## COLLECTED DATA
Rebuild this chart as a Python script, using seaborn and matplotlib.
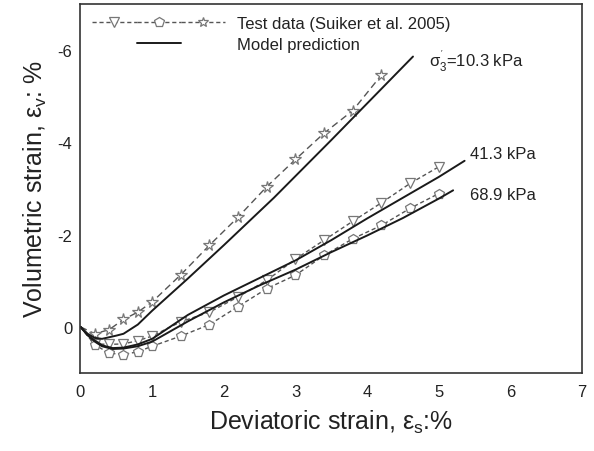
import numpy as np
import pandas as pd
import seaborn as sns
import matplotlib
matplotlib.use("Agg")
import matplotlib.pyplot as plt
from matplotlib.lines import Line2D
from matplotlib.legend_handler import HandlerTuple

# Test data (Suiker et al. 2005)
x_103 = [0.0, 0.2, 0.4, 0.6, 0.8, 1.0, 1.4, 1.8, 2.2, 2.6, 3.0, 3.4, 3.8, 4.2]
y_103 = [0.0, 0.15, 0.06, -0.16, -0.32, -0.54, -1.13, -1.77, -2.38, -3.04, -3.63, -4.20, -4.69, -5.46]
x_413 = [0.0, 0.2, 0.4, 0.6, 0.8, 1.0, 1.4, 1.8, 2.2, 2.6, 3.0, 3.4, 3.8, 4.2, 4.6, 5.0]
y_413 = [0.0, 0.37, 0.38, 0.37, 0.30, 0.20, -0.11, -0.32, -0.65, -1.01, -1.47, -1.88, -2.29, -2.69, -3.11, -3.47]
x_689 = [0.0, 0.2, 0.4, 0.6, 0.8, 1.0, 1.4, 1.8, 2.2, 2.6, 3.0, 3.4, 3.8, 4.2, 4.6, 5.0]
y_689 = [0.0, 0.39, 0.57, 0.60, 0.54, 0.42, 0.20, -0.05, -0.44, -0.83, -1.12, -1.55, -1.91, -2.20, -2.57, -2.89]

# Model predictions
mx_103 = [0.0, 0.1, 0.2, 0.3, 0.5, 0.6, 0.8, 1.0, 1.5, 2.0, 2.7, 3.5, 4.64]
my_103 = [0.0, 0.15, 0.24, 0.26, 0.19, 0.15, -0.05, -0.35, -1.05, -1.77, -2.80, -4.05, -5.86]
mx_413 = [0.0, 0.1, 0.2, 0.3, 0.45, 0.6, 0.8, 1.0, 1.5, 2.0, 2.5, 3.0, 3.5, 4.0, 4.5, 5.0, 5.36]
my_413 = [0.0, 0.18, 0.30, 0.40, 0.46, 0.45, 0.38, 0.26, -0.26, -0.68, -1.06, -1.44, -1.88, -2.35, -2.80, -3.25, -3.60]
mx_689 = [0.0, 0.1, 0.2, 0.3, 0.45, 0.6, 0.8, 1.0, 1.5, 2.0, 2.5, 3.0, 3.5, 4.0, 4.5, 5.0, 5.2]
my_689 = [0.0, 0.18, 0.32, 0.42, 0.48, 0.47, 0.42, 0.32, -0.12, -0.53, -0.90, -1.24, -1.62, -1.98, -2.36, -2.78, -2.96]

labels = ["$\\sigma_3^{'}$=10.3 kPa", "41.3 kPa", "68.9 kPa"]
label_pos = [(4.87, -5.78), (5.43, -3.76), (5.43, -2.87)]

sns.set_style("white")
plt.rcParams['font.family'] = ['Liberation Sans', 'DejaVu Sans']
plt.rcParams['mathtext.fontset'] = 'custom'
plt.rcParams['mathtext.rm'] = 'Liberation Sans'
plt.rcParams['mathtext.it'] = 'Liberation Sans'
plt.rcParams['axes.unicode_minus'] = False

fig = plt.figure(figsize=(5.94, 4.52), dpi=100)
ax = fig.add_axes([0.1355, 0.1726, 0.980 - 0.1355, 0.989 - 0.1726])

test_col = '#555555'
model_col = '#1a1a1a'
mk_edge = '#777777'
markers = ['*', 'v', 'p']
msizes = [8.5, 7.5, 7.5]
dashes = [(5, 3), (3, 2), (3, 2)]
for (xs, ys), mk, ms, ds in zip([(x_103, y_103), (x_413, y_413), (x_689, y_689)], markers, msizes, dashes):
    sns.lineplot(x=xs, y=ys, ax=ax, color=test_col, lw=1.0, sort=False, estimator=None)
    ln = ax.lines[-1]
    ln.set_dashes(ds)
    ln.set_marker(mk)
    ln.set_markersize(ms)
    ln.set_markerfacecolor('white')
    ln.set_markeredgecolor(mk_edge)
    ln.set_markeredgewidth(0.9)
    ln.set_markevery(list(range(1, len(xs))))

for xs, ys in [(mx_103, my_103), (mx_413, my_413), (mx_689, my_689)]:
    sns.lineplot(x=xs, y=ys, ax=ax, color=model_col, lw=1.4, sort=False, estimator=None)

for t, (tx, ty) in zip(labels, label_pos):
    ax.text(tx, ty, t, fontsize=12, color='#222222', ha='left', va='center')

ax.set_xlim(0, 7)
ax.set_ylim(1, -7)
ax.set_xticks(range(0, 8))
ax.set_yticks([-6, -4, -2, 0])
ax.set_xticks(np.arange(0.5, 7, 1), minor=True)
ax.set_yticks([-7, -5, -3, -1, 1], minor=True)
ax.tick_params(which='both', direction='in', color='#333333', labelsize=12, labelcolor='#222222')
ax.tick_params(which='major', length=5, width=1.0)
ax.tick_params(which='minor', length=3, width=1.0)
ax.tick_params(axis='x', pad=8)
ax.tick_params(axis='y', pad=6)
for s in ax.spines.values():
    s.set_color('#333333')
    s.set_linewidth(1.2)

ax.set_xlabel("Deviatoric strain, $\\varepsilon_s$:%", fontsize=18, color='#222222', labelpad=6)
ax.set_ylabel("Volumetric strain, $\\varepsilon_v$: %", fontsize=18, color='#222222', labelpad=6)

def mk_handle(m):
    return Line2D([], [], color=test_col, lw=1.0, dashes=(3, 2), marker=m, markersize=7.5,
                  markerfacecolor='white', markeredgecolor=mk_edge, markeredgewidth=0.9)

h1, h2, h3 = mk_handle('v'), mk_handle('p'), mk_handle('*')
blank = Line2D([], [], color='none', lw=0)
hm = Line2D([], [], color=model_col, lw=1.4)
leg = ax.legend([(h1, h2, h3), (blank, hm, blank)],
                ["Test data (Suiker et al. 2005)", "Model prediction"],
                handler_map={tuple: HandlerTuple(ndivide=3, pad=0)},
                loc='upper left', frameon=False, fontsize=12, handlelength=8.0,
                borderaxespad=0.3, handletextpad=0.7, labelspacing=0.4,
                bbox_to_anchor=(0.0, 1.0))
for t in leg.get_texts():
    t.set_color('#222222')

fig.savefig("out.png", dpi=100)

## EXERCISE DIRECTIONS
Go from the first line of the data above to the line containing "-2.20, -2.57, -2.89]" and retype exactly those lines, both included, but none of the pictures.

## SOLUTION TO THIS TASK
Rebuild this chart as a Python script, using seaborn and matplotlib.
import numpy as np
import pandas as pd
import seaborn as sns
import matplotlib
matplotlib.use("Agg")
import matplotlib.pyplot as plt
from matplotlib.lines import Line2D
from matplotlib.legend_handler import HandlerTuple

# Test data (Suiker et al. 2005)
x_103 = [0.0, 0.2, 0.4, 0.6, 0.8, 1.0, 1.4, 1.8, 2.2, 2.6, 3.0, 3.4, 3.8, 4.2]
y_103 = [0.0, 0.15, 0.06, -0.16, -0.32, -0.54, -1.13, -1.77, -2.38, -3.04, -3.63, -4.20, -4.69, -5.46]
x_413 = [0.0, 0.2, 0.4, 0.6, 0.8, 1.0, 1.4, 1.8, 2.2, 2.6, 3.0, 3.4, 3.8, 4.2, 4.6, 5.0]
y_413 = [0.0, 0.37, 0.38, 0.37, 0.30, 0.20, -0.11, -0.32, -0.65, -1.01, -1.47, -1.88, -2.29, -2.69, -3.11, -3.47]
x_689 = [0.0, 0.2, 0.4, 0.6, 0.8, 1.0, 1.4, 1.8, 2.2, 2.6, 3.0, 3.4, 3.8, 4.2, 4.6, 5.0]
y_689 = [0.0, 0.39, 0.57, 0.60, 0.54, 0.42, 0.20, -0.05, -0.44, -0.83, -1.12, -1.55, -1.91, -2.20, -2.57, -2.89]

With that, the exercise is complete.